You cannot substitute desire for engagement with skill at engagement, though -- they aren't fungible qualities.  If you're defending the proposition that skilled players should be rewarded by driving the narrative more often, you're accepting that less skilled, but equally engaged, players will get less opportunity to do so.

Again, this doesn't surprise me given your choice of playstyle and your previous descriptions of how you engage it.

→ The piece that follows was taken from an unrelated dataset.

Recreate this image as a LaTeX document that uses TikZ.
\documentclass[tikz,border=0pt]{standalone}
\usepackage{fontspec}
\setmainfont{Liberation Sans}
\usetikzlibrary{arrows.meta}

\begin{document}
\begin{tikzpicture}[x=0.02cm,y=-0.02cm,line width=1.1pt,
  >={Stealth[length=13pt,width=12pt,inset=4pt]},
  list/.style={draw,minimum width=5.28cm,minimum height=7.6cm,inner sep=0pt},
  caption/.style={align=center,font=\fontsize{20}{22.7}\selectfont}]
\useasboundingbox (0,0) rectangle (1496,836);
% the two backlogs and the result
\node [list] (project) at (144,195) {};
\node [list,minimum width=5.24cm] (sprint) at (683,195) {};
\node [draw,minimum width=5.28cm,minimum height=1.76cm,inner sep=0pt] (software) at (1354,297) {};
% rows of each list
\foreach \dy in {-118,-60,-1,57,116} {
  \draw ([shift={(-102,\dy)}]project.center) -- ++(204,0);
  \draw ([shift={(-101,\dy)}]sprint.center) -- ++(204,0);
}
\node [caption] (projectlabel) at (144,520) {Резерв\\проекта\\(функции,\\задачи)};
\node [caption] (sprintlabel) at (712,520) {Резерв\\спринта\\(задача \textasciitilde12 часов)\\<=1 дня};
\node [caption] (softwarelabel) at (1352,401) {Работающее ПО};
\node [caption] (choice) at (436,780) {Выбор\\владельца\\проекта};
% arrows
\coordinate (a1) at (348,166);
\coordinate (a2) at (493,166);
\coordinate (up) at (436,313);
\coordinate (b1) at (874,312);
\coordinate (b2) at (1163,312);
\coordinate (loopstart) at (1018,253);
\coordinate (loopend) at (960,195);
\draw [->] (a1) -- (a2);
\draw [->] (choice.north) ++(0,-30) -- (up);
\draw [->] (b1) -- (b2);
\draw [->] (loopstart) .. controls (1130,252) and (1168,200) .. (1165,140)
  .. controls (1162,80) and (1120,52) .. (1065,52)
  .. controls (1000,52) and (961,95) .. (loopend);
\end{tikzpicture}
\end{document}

> EDIT: A further thought triggered by [MENTION=2205]Hobo[/MENTION]'s post.
> 
> There is an approach to RPGing which downplays story and character, and amplifies the wargaming/tactical element. Gygax advocates for this in his PHB (towards the end of the book, under the "Successful Adventures" heading). In D&D, an important element of doing this is planning and logistics: choosing gear; choosing spell load out; mapping well; having a good familiarity with typical dungeon tropes; etc.
> 
> ...



Again, you falsely compare skill to desire to engage.  You do this with your line about skilled players vs those that are just along for the ride.  What about equally dedicated and engaged players that lack the social and play experience to be considered skilled -- that have the want but not the ability compared to the other players?  Those should just suffer until they learn, right?

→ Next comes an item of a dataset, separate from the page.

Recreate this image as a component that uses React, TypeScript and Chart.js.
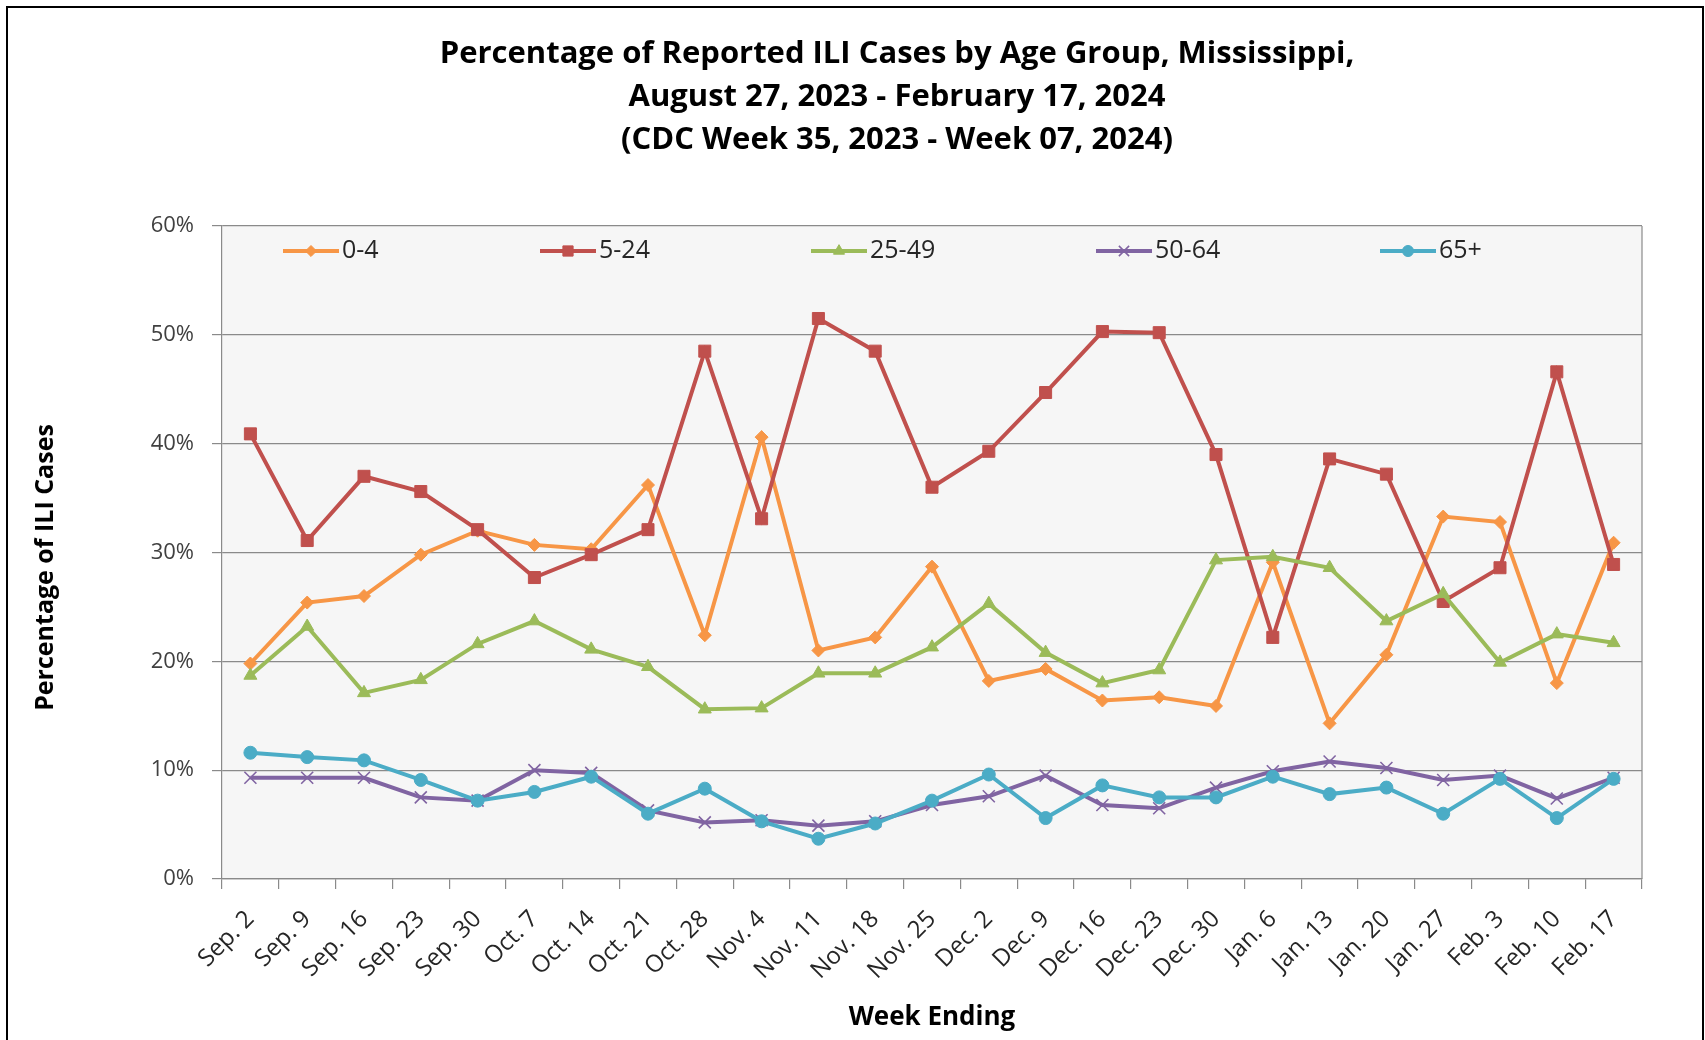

Finishing by again comparing to a straight up competitive endeavor (bridge) and noting you don't need to use as much skill with less skilled players to win doesn't really help your case.


----------



## Caliban (Nov 17, 2017)

pemerton said:


> I would consider those to be examples of skill at roleplaying: the former is an example of what I mean by trying to drive or shape the fiction; the second (if combat is a tactical minigame of the D&D sort) is wargaming/boardgaming skill brought to bear in a RPG context.

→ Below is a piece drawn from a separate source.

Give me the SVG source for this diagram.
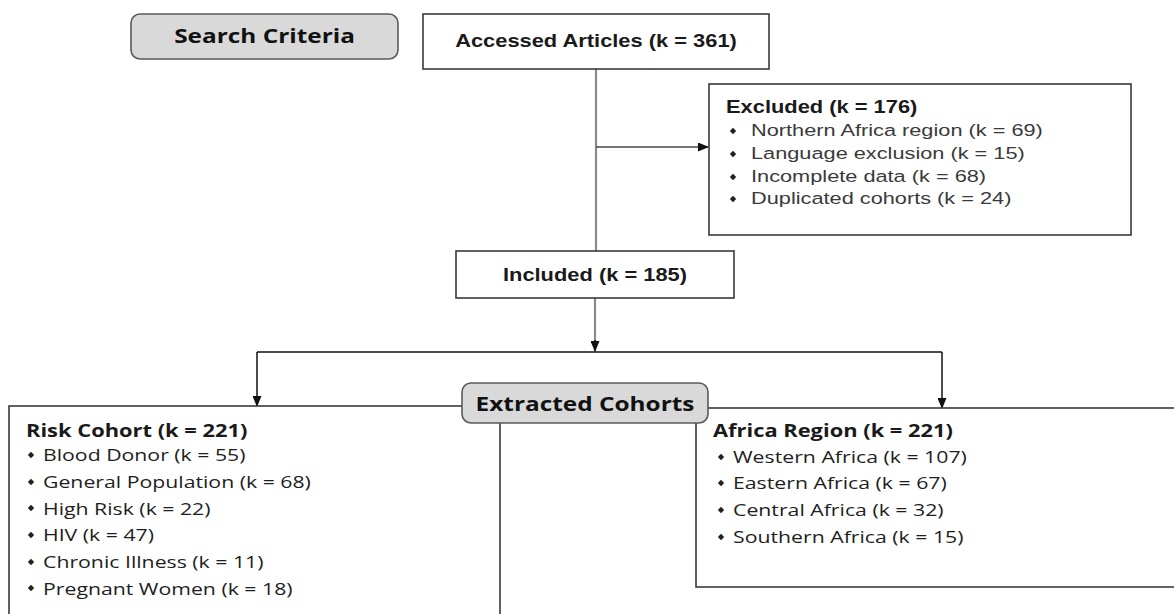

It's not roleplaying if my dumb barbarian with no social skills ends up negotiating with the foreign envoy because the bard literally has no idea what to say.  It's bowing to necessity.

Now, if I choose to negotiate and play up my poor social skills at the same time even knowing that it will probably end badly for us - that's roleplaying.  



> I'm not talking about annunciation or funny voices. I'm talking about proactively engaging the situation with which the PCs are confronted. Doing that is a skill, and I think players who have more of that skill will typically end up having a bigger infuence on how things unfold in the game.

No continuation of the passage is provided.